Au Sénégal, les profils des voyageurs clandestins sont multiples. "La plupart des gens qui prennent la mer ce sont des pêcheurs ou des familles de pêcheurs", explique Alioune Tine fondateur du Think Tank Afrikajom Center, au média TV5 Monde. Et d'ajouter : "Mais vous avez de tout. Des étudiants, des commerçants, des gens qui vendent leur boutique, leur commerce. Ça a dépassé le stade de la migration. C'est un véritable exode vers l'Europe et vers les États-Unis." Les pêcheurs ont été pour la plupart poussés vers l’exode à cause de la rareté de plus en plus remarquée du poisson. Ils indexent souvent la pêche irrégulière des navires étrangers et les contrats de pêche signés avec l’Union Européenne, la Chine entre autres, par le Sénégal sous les régimes de Macky Sall et d’Abdoulaye Wade. « Les pêcheurs sénégalais sont venus me voir pour me dire qu'aujourd'hui la ressource est rare. Ils n'ont plus possibilité d'y accéder. Alors que des navires étrangers viennent piller toute la ressource », explique Alioune Tine. "Ce n'est plus comme il y a 10 ou 15 ans," surenchérit Babacar Ndiaye, chercheur au Think Tank WATHI. Il rappelle que les étrangers "ont de gros bateaux. Donc les pirogues de fortune ne peuvent pas rivaliser avec ces bateaux déployés par les Chinois ou par l'Union européenne." Et de conclure : "Aujourd'hui, la pêche ne nourrit plus son homme".
Le Chômage
Le manque d’emplois aussi constitue l’une des causes majeures qui poussent les jeunes à aller espérer un avenir meilleur en Europe. Plus de 300.000 jeunes sénégalais arrivent chaque année sur le marché du travail et le taux de chômage est passé d’environ 10% en 2012 à 24% en 2023 selon les statistiques de l’ANSD. Les secteurs industriels et agricoles ne sont pas encore assez boostés pour capter le nombre de jeunes à la recherche d’emplois.
Il existe aussi des causes sociales. Certains jeunes passés par les embarcations de fortune, ont pu réussir à rallier l’Europe et à changer fondamentalement la vie de leurs familles au Sénégal. Ce « success story » est souvent un élément de pression que certaines familles peuvent mettre sur leurs jeunes enfants pour les encourager à prendre les bateaux et imiter leurs « voisins ».
En outre, aujourd’hui, l’Europe n’est plus la seule destination majeure des jeunes sénégalais candidats à l’immigration. Depuis un à deux ans, la route du Nicaragua pour rentrer aux Etats-Unis est devenu l’une des nouvelles routes de l’émigration irrégulière pour les jeunes sénégalais. Plus de 9 000 Sénégalais ont été arrêtés alors qu'ils franchissaient la frontière de l'Arizona entre le 1er octobre et le 9 décembre 2023(Africanews)

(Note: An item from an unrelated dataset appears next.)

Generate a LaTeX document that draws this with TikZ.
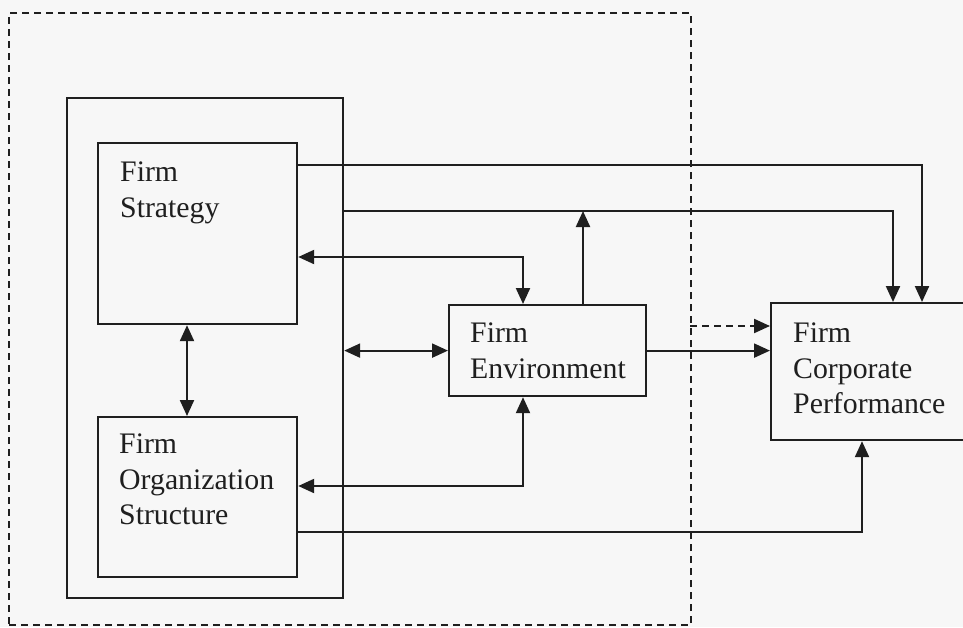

Les Solutions de Diomaye et Sonko
Pour remédier à ce fléau qui fait des milliers de morts sénégalais dans l’Atlantique, des mesures structurelles et endogènes sont prisées par le duo à la tête du pays. La sensibilisation et la surveillance des points de départ sont de mise, mais pour maintenir les jeunes aux pays, il faut des mesures économiques structurelles. « Un énième naufrage s'est passé au large de nos côtes et qui aurait coûté, en attendant d'avoir les chiffres exacts, la vie à beaucoup de jeunes. Je lance encore un appel à cette jeunesse, votre solution ne se trouve pas dans les bureaux, les pays que certains jeunes veulent aller rejoindre, je peux vous assurer qu'ils sont eux-mêmes en crise, soit en début de crise ! L'avenir du monde se trouve en Afrique et vous devez en être conscient, vous les jeunes. Le seul continent qui a encore une marge de progression et de croissance importante, le seul continent qui devrait porter la croissance du monde dans les 50 prochaines années. Ce continent, c'est l'Afrique, » avait lancé le Premier Ministre Ousmane Sonko devant les étudiants de l’Université Gaston Berger en juillet dernier. Soutenu par une forte frange de la jeunesse dans son clash contre le régime de Macky Sall, avec plus de 80 jeunes tués lors de manifestations, Ousmane Sonko a fait de leur situation ainsi que de la création d’emplois l’une de ses priorités absolues. Son gouvernement s’est déjà mis en ordre de bataille pour ramener les jeunes dans les secteurs primaire et secondaire, avec des mesures en corrélation avec la doctrine de souveraineté alimentaire devenue le leitmotiv des nouvelles autorités.
En date du 6 mai 2024, la Ministre des Pêches, des infrastructures maritimes et portuaires, Dr Fatou Diouf, a rendu publique la liste des bateaux autorisés à pêcher dans les eaux sous juridiction sénégalaise. Ceci, afin de mieux contrôler la pêche irrégulière. D’autres mesures visant à protéger la pêche artisanale sont aussi en gestation selon le gouvernement. Le Président Bassirou Diomaye Faye et son premier ministre entendent aussi booster l’agriculture, non seulement pour la souveraineté alimentaire, mais aussi pour créer suffisamment d’emplois. Dans cette perspective, la création d’une trentaine de pôles agricoles est à l’étude. L’industrie quasi inexistante dans le pays et qui peut être le secteur le plus créateur d’emploi, est un pilier sur lequel entend s’appuyer l’administration Sonko.
Le ministre du commerce et de l’Industrie Dr. Serigne Gueye Diop a exprimé son souhait de faire du Sénégal un pays industriel majeur. La transformation des produits agricoles, l’industrialisation dans l’élevage et surtout la transformation des ressources minières dans le pays, devraient permettre, en plus du démarrage de l’exploitation du pétrole et du gaz, de relancer considéralement le secteur secondaire sénégalais et de pouvoir créer assez d’emplois pour les jeunes sénégalais.